AIM » List all the lines in these records that hold "this".

* BEGIN *

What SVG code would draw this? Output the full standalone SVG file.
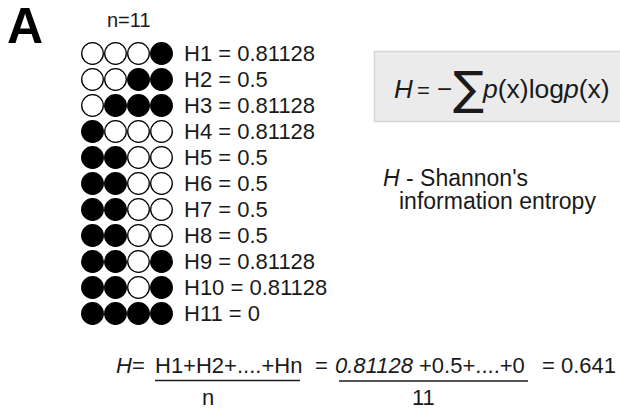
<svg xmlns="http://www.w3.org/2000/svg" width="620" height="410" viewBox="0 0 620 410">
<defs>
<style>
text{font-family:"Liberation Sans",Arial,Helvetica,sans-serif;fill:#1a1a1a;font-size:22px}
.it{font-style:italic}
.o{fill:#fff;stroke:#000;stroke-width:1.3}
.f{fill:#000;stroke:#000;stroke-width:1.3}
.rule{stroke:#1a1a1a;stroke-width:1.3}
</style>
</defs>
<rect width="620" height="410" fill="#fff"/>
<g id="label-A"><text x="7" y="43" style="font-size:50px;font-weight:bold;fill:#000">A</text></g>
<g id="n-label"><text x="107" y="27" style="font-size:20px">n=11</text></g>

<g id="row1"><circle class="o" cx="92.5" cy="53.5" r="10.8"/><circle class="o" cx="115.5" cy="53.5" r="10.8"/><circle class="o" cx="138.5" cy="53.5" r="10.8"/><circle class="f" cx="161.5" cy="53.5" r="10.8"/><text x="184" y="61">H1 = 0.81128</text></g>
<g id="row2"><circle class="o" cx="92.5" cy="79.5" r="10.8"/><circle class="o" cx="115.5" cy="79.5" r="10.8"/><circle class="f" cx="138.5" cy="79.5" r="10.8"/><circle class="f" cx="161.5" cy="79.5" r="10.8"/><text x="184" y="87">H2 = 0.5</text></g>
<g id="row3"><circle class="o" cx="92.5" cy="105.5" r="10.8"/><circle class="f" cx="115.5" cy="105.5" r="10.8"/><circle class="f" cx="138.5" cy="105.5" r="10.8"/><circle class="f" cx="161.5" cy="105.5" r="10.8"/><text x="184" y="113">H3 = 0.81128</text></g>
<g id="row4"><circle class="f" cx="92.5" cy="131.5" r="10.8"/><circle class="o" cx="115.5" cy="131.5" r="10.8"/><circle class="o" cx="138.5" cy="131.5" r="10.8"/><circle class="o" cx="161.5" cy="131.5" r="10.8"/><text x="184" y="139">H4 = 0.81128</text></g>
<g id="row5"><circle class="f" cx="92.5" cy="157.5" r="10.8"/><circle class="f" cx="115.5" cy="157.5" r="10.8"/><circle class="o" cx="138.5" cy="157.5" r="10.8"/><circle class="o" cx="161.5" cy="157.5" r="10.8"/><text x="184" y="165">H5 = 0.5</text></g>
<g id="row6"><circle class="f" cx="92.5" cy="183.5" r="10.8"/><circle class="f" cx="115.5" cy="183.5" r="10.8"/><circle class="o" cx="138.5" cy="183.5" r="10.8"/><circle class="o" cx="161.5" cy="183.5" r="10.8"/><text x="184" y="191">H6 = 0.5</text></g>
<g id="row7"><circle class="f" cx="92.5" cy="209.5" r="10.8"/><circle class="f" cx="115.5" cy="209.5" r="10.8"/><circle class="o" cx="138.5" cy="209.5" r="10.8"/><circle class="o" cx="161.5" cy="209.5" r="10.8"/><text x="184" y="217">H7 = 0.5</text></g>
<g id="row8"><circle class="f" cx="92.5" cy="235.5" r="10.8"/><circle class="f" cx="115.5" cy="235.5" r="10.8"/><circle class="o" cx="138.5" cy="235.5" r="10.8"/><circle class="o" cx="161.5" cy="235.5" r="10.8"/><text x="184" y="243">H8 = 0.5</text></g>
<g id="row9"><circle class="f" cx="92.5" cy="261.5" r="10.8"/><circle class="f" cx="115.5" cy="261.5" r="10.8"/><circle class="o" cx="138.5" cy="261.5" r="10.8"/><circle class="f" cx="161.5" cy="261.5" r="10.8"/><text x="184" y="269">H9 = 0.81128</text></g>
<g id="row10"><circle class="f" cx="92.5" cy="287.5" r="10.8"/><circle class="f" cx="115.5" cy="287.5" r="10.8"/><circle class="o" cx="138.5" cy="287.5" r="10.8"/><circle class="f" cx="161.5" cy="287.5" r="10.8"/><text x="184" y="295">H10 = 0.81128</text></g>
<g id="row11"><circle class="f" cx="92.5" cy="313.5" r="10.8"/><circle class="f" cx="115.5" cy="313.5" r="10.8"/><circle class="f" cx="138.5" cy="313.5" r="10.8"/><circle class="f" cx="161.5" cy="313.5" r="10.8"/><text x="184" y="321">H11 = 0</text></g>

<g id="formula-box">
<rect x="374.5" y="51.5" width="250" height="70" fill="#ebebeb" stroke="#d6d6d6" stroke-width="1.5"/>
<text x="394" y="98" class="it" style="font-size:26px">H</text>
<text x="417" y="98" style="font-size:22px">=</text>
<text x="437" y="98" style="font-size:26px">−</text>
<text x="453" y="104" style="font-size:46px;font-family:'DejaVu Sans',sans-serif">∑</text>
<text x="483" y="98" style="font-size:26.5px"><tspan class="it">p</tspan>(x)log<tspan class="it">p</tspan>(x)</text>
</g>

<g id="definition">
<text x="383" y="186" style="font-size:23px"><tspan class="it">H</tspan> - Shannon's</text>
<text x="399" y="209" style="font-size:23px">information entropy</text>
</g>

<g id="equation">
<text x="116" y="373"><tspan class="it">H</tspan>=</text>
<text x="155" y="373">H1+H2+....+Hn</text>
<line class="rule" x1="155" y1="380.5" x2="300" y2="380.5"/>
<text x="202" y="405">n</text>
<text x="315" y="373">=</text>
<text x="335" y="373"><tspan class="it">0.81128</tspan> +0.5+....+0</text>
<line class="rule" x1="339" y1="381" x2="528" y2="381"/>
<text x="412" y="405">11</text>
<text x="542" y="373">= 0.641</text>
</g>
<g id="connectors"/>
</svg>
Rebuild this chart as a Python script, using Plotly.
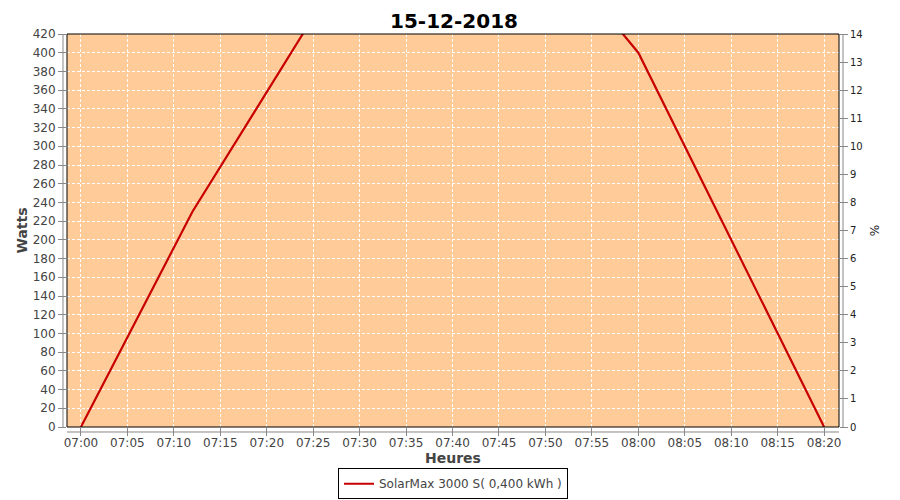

* END *

WRITTEN REPLY »
What SVG code would draw this? Output the full standalone SVG file.
Rebuild this chart as a Python script, using Plotly.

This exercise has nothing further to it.